Rééquilibrage des rapports de force
En tout cas, Vladimir Poutine a prévu cette éventualité. D'autant que cette sanction avait déjà été évoquée en 2014 lors de l'annexion de la Crimée par la Russie. Elle pourrait même être un argument clé pour défendre sa nouvelle stratégie géopolitique en faveur d'un resserrement des liens entre la Russie et la Chine au détriment de l'Occident.
Le président russe a même évoqué le sujet lors de ses échanges avec le président chinois Xi Jinping le 15 décembre dernier. Il avait alors décrit les relations entre la Russie et la Chine comme « l'exemple d'une coopération au XXIe siècle ». L'idée serait de consolider les multiples accords bilatéraux signés ces dernières années dans des domaines les plus variés (pétrole, gaz, commerce, finance, espace...) par une nouvelle ossature des paiements leur permettant de s'extraire de SWIFT, de la domination des Etats-Unis et, surtout, du dollar.
Ce projet pourrait être d'autant plus dangereux pour l'Occident qu'il doit s'intégrer dans le projet « Belt and Road », ce vaste plan Marshall chinois du XXIe siècle qui doit convaincre les pays d'Asie et d'Afrique à coopérer avec la Chine.

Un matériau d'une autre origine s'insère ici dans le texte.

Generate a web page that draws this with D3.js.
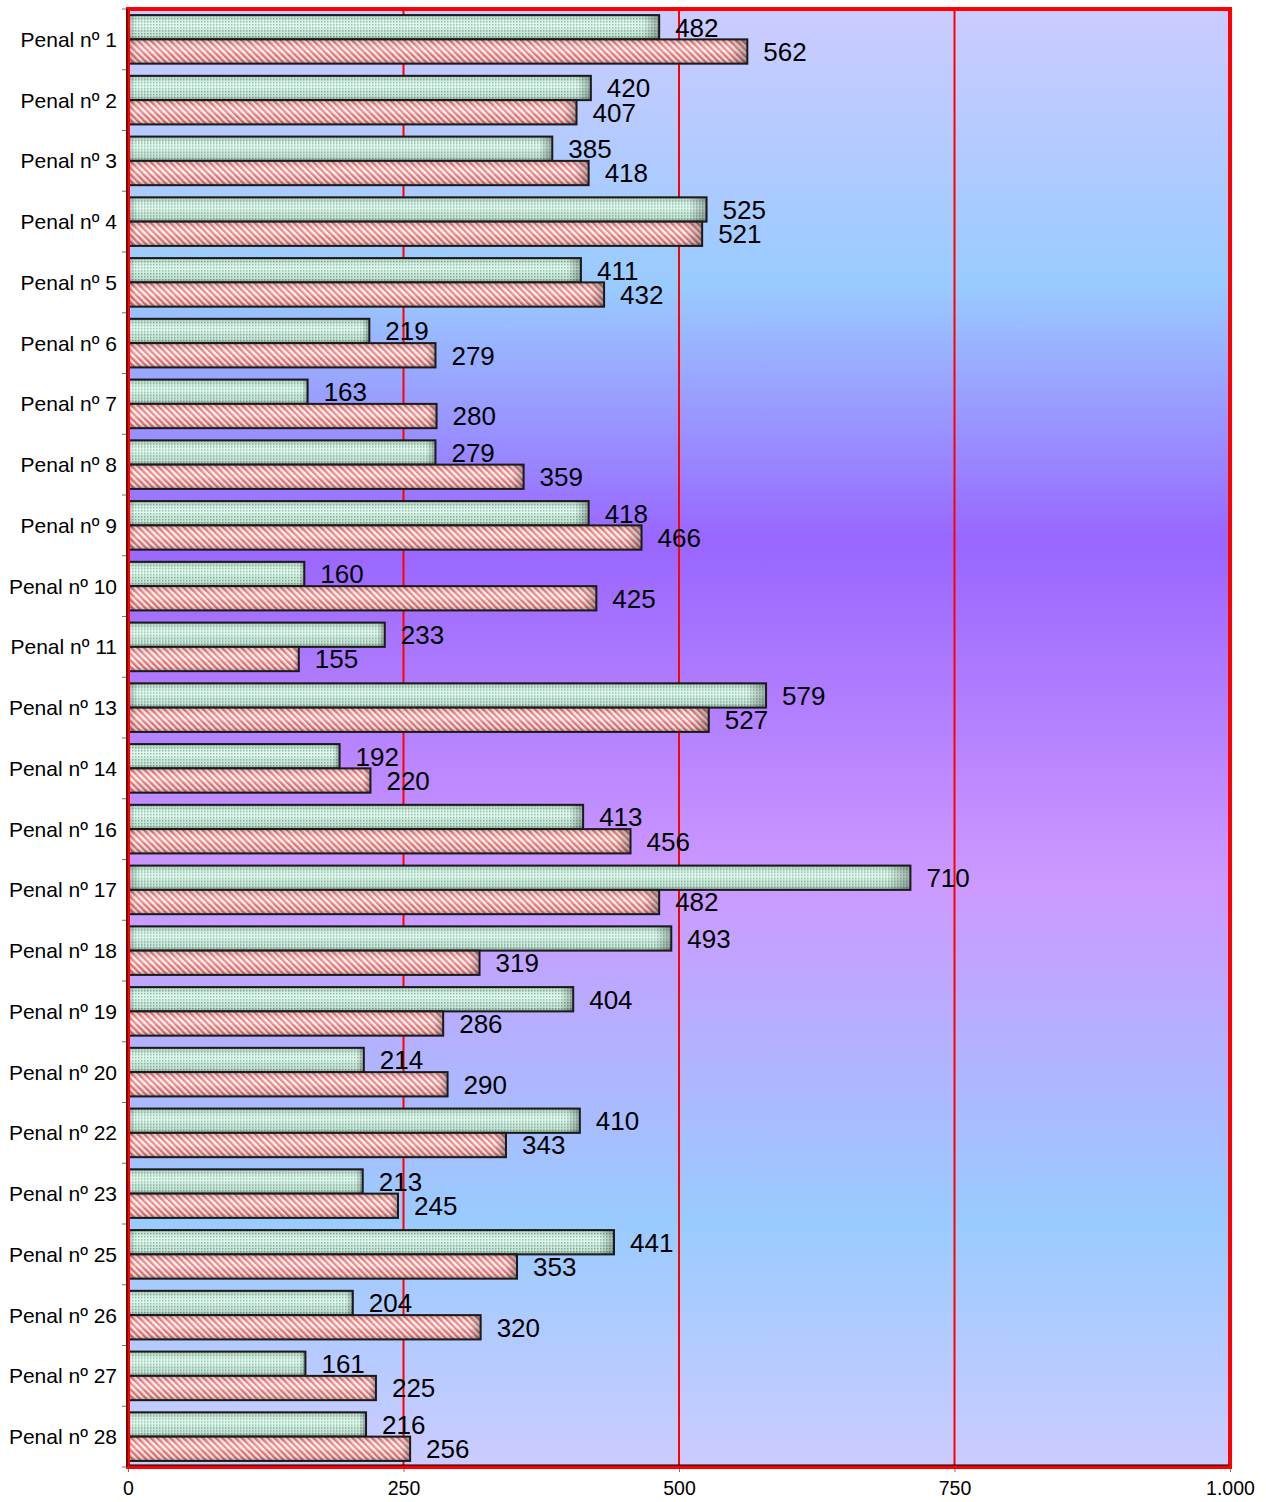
<!DOCTYPE html>
<html>
<head>
<meta charset="utf-8">
<script src="https://cdn.jsdelivr.net/npm/d3@7"></script>
<style>
  body { margin: 0; background: #fff; }
  svg { font-family: "Liberation Sans", Arial, sans-serif; }
</style>
</head>
<body>
<div id="chart"></div>
<script>
// data
const categories = ["Penal nº 1", "Penal nº 2", "Penal nº 3", "Penal nº 4", "Penal nº 5", "Penal nº 6",
  "Penal nº 7", "Penal nº 8", "Penal nº 9", "Penal nº 10", "Penal nº 11", "Penal nº 13",
  "Penal nº 14", "Penal nº 16", "Penal nº 17", "Penal nº 18", "Penal nº 19", "Penal nº 20",
  "Penal nº 22", "Penal nº 23", "Penal nº 25", "Penal nº 26", "Penal nº 27", "Penal nº 28"];
const seriesA = [482, 420, 385, 525, 411, 219, 163, 279, 418, 160, 233, 579, 192, 413, 710, 493, 404, 214, 410, 213, 441, 204, 161, 216];
const seriesB = [562, 407, 418, 521, 432, 279, 280, 359, 466, 425, 155, 527, 220, 456, 482, 319, 286, 290, 343, 245, 353, 320, 225, 256];
const xTicks = [0, 250, 500, 750, 1000];
const gridValues = [250, 500, 750];

const width = 1266, height = 1502;
const margin = {top: 9, right: 36, bottom: 35, left: 128};

const svg = d3.select("#chart").append("svg")
  .attr("width", width)
  .attr("height", height);

const x = d3.scaleLinear().domain([0, 1000]).range([margin.left, width - margin.right]);
const y = d3.scaleBand().domain(categories).range([margin.top, height - margin.bottom])
  .paddingInner(0.2).paddingOuter(0.1);
const sub = d3.scaleBand().domain(["a", "b"]).range([0, y.bandwidth()]);

const defs = svg.append("defs");

// background gradient
const bg = defs.append("linearGradient").attr("id", "bg")
  .attr("x1", 0).attr("y1", 0).attr("x2", 0).attr("y2", 1);
[[0, "#cccbff"], [0.19, "#99cbff"], [0.365, "#9966ff"], [0.6, "#cc99ff"], [0.83, "#99cbff"], [1, "#cccbff"]]
  .forEach(([o, c]) => bg.append("stop").attr("offset", o).attr("stop-color", c));

// dotted green pattern
const pg = defs.append("pattern").attr("id", "dots").attr("patternUnits", "userSpaceOnUse")
  .attr("width", 3).attr("height", 3);
pg.append("rect").attr("width", 3).attr("height", 3).attr("fill", "#dcf7e9");
pg.append("rect").attr("x", 0).attr("y", 0).attr("width", 1.5).attr("height", 1.5).attr("fill", "#74b59b");

// diagonal stripe red pattern
const pr = defs.append("pattern").attr("id", "stripes").attr("patternUnits", "userSpaceOnUse")
  .attr("width", 4.6).attr("height", 4.6).attr("patternTransform", "rotate(-45)");
pr.append("rect").attr("width", 4.6).attr("height", 4.6).attr("fill", "#fff2f2");
pr.append("rect").attr("width", 2.3).attr("height", 4.6).attr("fill", "#eb7474");

// shading so bars look rounded
const sh = defs.append("linearGradient").attr("id", "shade")
  .attr("x1", 0).attr("y1", 0).attr("x2", 0).attr("y2", 1);
[[0, "#000", 0.2], [0.3, "#fff", 0.15], [0.5, "#fff", 0.2], [0.8, "#000", 0.05], [1, "#000", 0.3]]
  .forEach(([o, c, a]) => sh.append("stop").attr("offset", o).attr("stop-color", c).attr("stop-opacity", a));
const shx = defs.append("linearGradient").attr("id", "shadex")
  .attr("x1", 0).attr("y1", 0).attr("x2", 1).attr("y2", 0);
[[0, "#000", 0.25], [0.015, "#000", 0], [0.97, "#000", 0], [1, "#000", 0.3]]
  .forEach(([o, c, a]) => shx.append("stop").attr("offset", o).attr("stop-color", c).attr("stop-opacity", a));

// plot background
svg.append("rect")
  .attr("x", x(0)).attr("y", margin.top)
  .attr("width", x(1000) - x(0)).attr("height", height - margin.bottom - margin.top)
  .attr("fill", "url(#bg)");

// gridlines
svg.append("g").selectAll("line").data(gridValues).join("line")
  .attr("x1", d => x(d)).attr("x2", d => x(d))
  .attr("y1", margin.top).attr("y2", height - margin.bottom)
  .attr("stroke", "#ff0000").attr("stroke-width", 2);

// bars
const rows = categories.map((c, i) => ({c, a: seriesA[i], b: seriesB[i]}));
const groups = svg.append("g").selectAll("g").data(rows).join("g")
  .attr("transform", d => `translate(0,${y(d.c)})`);

const bars = [["a", "url(#dots)"], ["b", "url(#stripes)"]];
bars.forEach(([key, fill]) => {
  groups.append("rect")
    .attr("x", x(0)).attr("y", sub(key))
    .attr("width", d => x(d[key]) - x(0)).attr("height", sub.bandwidth())
    .attr("fill", fill);
  groups.append("rect")
    .attr("x", x(0)).attr("y", sub(key))
    .attr("width", d => x(d[key]) - x(0)).attr("height", sub.bandwidth())
    .attr("fill", "url(#shade)");
  groups.append("rect")
    .attr("x", x(0)).attr("y", sub(key))
    .attr("width", d => x(d[key]) - x(0)).attr("height", sub.bandwidth())
    .attr("fill", "url(#shadex)")
    .attr("stroke", "#1a1a1a").attr("stroke-width", 2);
  groups.append("text")
    .attr("x", d => x(d[key]) + 16)
    .attr("y", sub(key) + sub.bandwidth() / 2)
    .attr("dy", "0.36em")
    .attr("font-size", 26)
    .attr("fill", "#000")
    .text(d => d[key]);
});

// category labels and y ticks
svg.append("g").selectAll("text").data(categories).join("text")
  .attr("x", margin.left - 11)
  .attr("y", d => y(d) + y.bandwidth() / 2)
  .attr("dy", "0.36em")
  .attr("text-anchor", "end")
  .attr("font-size", 21)
  .attr("fill", "#000")
  .text(d => d);

const boundaries = categories.map(c => y(c) - y.step() * y.paddingInner() / 2);
boundaries.push(height - margin.bottom);
svg.append("g").selectAll("line").data(boundaries).join("line")
  .attr("x1", margin.left - 6).attr("x2", margin.left)
  .attr("y1", d => d).attr("y2", d => d)
  .attr("stroke", "#777").attr("stroke-width", 1);

// x axis
const xAxis = d3.axisBottom(x).tickValues(xTicks).tickSize(5)
  .tickFormat(d => d3.format(",")(d).replace(",", "."));
svg.append("g")
  .attr("transform", `translate(0,${height - margin.bottom})`)
  .call(xAxis)
  .call(g => g.select(".domain").remove())
  .call(g => g.selectAll("line").attr("stroke", "#777"))
  .call(g => g.selectAll("text").attr("font-size", 19.5).attr("dy", "1em")
    .attr("fill", "#000").attr("font-family", "Liberation Sans, Arial, sans-serif"));

// plot frame
svg.append("rect")
  .attr("x", x(0)).attr("y", margin.top)
  .attr("width", x(1000) - x(0)).attr("height", height - margin.bottom - margin.top)
  .attr("fill", "none").attr("stroke", "#ff0000").attr("stroke-width", 4);
svg.append("line")
  .attr("x1", x(0) + 1).attr("x2", x(1000) - 1)
  .attr("y1", height - margin.bottom - 2).attr("y2", height - margin.bottom - 2)
  .attr("stroke", "#000").attr("stroke-width", 1);
svg.append("line")
  .attr("x1", x(0) - 1).attr("x2", x(0) - 1)
  .attr("y1", margin.top).attr("y2", height - margin.bottom)
  .attr("stroke", "#000").attr("stroke-width", 1);
</script>
</body>
</html>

De fait, la fermeture de l'accès à SWIFT pourrait servir de catalyseur pour accélérer le projet commun, régulièrement évoqué par les deux pays, de mettre en place un système financier propre pour favoriser les échanges en yuan et en rouble. Certains observateurs avancent même un lancement avant la fin de l'année.

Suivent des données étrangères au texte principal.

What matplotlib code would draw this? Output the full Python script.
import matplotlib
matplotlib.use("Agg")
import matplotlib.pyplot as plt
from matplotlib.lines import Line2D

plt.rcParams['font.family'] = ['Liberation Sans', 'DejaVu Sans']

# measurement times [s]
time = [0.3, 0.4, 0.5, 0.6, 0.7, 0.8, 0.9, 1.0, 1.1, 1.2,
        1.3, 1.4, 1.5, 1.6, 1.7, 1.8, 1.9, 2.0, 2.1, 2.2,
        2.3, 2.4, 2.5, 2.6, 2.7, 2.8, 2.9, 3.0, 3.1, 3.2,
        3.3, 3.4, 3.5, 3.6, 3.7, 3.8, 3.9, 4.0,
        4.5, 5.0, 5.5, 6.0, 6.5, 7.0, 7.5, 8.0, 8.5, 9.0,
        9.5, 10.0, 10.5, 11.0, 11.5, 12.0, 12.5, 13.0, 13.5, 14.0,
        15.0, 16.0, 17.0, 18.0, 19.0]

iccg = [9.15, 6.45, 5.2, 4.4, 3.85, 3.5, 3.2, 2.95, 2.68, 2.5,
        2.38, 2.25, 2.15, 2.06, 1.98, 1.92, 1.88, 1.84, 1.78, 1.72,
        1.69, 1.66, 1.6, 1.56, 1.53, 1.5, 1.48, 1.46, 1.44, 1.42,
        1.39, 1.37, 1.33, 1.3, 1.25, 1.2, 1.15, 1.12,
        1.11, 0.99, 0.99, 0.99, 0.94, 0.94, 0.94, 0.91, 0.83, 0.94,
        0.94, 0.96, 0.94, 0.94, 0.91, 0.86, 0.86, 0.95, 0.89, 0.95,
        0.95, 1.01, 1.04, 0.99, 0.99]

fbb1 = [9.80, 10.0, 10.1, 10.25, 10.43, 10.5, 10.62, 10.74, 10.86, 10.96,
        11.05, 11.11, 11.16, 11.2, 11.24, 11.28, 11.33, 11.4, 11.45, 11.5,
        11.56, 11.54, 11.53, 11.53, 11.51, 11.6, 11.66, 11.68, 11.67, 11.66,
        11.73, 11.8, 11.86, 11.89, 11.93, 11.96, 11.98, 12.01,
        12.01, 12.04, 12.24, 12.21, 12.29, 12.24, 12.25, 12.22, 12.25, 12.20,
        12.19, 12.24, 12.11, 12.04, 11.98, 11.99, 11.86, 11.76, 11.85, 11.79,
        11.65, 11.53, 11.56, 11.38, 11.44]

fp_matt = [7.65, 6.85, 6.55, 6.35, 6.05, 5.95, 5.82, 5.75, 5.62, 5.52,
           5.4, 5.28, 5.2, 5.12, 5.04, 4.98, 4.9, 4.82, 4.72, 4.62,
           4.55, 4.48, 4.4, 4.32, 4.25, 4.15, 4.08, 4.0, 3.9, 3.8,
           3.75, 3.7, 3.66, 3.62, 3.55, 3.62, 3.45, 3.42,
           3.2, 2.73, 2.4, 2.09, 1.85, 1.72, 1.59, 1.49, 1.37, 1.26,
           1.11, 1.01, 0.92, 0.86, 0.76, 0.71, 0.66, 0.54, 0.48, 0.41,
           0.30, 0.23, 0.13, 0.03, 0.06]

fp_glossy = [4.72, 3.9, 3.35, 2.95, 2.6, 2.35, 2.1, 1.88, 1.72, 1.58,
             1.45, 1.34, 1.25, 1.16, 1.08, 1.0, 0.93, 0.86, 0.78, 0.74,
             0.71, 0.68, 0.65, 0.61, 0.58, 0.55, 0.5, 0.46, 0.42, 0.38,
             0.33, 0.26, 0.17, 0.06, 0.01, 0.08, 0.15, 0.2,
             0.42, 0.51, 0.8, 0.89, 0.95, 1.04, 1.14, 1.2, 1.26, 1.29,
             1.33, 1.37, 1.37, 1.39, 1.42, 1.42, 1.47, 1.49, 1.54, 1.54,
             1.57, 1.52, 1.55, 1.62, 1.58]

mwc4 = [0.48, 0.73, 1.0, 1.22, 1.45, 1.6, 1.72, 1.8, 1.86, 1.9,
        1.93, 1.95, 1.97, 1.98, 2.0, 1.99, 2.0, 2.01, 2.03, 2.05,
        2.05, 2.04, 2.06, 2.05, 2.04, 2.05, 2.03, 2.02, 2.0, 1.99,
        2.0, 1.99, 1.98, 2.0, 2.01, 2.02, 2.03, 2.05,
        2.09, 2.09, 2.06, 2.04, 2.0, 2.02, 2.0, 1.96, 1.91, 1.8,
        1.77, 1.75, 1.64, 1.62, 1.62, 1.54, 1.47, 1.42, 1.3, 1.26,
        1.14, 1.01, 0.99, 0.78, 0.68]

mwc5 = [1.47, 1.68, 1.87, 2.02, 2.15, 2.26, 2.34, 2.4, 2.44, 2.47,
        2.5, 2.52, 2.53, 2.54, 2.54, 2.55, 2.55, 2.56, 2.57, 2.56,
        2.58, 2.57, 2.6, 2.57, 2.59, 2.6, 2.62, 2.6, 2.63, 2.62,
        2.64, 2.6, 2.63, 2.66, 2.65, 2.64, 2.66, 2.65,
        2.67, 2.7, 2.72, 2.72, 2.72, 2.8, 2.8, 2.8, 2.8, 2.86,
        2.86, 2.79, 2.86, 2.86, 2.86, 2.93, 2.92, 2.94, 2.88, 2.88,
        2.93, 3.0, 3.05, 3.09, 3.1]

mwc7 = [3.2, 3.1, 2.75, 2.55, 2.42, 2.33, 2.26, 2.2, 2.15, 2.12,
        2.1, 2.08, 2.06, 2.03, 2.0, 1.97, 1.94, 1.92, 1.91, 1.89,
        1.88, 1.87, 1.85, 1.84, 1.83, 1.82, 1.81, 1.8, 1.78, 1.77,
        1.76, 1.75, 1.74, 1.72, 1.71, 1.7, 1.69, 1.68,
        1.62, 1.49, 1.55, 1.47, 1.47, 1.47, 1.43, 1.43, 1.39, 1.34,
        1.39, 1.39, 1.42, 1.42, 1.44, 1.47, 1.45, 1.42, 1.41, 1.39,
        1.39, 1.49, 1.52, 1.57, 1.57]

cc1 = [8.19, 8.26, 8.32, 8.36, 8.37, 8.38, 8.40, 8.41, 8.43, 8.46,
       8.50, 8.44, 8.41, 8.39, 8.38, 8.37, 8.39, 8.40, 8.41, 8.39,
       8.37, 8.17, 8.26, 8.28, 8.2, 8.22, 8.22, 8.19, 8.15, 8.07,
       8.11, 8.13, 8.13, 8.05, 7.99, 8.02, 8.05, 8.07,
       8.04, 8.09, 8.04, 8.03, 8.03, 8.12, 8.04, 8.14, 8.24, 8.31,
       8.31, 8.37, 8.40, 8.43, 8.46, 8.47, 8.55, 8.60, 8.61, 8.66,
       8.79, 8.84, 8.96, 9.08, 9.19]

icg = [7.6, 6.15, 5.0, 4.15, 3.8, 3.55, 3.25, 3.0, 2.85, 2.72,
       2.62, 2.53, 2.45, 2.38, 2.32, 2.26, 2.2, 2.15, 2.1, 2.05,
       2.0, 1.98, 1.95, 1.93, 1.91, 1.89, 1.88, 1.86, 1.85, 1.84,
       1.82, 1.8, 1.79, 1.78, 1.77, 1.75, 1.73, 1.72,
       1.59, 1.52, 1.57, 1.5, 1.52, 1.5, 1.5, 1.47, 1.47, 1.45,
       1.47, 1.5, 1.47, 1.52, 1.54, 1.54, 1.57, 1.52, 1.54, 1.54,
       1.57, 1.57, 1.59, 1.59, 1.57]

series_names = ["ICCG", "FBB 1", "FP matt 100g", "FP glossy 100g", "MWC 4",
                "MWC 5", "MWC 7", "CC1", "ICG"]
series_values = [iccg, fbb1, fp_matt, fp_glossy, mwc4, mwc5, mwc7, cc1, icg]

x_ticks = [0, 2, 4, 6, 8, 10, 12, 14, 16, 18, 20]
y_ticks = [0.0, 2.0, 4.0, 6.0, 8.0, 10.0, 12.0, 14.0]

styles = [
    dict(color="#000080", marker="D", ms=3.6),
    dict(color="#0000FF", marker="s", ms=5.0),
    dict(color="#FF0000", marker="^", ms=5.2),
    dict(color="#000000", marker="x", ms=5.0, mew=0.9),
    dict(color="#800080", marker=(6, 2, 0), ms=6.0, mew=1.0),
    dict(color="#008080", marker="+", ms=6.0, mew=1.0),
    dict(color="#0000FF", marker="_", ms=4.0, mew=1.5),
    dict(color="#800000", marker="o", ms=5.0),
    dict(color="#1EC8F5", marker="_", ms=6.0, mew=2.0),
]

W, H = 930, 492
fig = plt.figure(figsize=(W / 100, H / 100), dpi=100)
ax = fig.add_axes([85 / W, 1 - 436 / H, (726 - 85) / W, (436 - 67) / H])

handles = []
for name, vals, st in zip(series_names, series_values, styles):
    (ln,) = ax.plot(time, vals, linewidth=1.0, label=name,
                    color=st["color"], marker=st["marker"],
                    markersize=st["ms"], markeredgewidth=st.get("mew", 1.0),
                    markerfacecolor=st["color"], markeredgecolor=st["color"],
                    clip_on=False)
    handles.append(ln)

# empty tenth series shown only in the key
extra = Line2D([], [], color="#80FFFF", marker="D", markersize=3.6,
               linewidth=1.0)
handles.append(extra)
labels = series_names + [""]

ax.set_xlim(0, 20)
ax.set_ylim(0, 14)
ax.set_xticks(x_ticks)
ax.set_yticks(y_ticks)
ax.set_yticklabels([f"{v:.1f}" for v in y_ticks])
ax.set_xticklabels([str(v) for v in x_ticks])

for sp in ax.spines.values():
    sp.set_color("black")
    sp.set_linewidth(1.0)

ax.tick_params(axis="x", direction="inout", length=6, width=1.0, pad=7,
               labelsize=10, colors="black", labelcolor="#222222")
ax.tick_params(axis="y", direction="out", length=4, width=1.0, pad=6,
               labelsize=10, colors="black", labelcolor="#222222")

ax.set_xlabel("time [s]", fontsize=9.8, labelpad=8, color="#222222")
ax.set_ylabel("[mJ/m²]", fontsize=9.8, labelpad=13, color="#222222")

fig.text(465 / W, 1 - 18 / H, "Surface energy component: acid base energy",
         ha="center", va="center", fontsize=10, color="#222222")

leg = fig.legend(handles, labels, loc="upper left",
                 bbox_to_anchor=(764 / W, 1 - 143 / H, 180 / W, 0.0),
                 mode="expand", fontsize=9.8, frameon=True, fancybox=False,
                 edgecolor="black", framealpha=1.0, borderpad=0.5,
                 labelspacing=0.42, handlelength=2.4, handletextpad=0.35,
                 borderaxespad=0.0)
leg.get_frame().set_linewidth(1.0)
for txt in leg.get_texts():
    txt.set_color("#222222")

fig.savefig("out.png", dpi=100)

Émergence d'un Swift russo-chinois
Ce nouveau système ne part pas de zéro. La Russie et la Chine expérimentent depuis plusieurs années leurs systèmes de paiement, avec le réseau SPFS russe depuis 2014 et le réseau CIPS chinois depuis 2016 (qui a d'ailleurs signé un accord de partenariat avec SWIFT ). La bascule ne sera pas aisée car les banques chinoises sont très actives sur SWIFT mais quand le pouvoir a décidé de quelque chose, les acteurs économiques sont obligés de suivre.

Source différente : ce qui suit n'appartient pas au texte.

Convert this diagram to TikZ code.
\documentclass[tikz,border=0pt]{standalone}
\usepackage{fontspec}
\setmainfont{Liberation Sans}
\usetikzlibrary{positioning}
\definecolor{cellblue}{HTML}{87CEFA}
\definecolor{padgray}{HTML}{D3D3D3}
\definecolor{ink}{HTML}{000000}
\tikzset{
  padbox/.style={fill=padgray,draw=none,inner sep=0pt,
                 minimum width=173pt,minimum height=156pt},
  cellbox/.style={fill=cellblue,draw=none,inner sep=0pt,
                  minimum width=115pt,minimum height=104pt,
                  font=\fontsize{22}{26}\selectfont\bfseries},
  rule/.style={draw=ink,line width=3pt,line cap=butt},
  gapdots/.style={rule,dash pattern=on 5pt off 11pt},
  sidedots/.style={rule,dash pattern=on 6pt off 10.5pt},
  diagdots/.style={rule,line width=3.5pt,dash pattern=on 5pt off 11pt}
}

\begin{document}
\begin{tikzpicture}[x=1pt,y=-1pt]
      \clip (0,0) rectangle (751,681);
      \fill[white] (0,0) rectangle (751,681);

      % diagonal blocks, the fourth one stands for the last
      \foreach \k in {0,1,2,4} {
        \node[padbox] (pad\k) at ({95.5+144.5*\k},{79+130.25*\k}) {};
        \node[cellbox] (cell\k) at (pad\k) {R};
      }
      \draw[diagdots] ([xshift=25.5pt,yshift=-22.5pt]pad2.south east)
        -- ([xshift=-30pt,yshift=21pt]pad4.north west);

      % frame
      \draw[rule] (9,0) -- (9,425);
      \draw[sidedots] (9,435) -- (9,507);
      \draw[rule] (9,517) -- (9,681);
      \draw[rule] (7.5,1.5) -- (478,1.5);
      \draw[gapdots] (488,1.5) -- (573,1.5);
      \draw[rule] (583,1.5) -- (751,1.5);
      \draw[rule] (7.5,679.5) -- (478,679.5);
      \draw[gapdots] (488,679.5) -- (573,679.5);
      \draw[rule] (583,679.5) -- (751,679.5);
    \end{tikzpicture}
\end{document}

Si les principales banques russes et chinoises intègrent un nouveau système, les principales banques des pays qui commercent avec la Chine (ou la Russie) pourraient rapidement emboîter le pas. Cela risque de prendre cependant des années. La suprématie du dollar dans le commerce international n'est pas réellement remise en cause. Et le système financier international est toujours dominé par les grandes banques et les sociétés d'investissement américaines. Enfin, malgré le pétrole et le gaz, la Russie reste un nain économique, avec un PIB à peine supérieur à celui de l'Espagne.
L'enjeu des BRICs
Seule l'adhésion massive des pays émergents, notamment asiatiques, au projet russo-chinois des paiements, concurrent à Swift. D'autres pays, comme l'Iran, toujours sous le coup des sanctions américaines (et qui, coupé de SWIFT, commerce déjà avec la Chine en rials et en yuans), pourraient être intéressés, mais aussi nombre de pays soucieux de se libérer de la tutelle du dollar et de la politique monétaire de la banque centrale américaine (Fed).
La Chine pourrait profiter de sa présidence cette année des BRICS (Brésil, Russie, Inde, Chine et Afrique du Sud) pour avancer ses pions, alors même qu'elle joue sur plusieurs leviers de coopération commerciale, en Asie du Sud-Est, en Afrique ou en Asie occidentale, en passant par le corridor Chine-Pakistan.
Face à ce gigantesque jeu de go de rééquilibrage géopolitique et du commerce international mené par la Chine, il peut ainsi s'avérer dangereux de couper l'accès de SWIFT aux russes au risque de marginaliser à terme le réseau. C'est pourquoi les Américains restent finalement prudents devant le bouton rouge.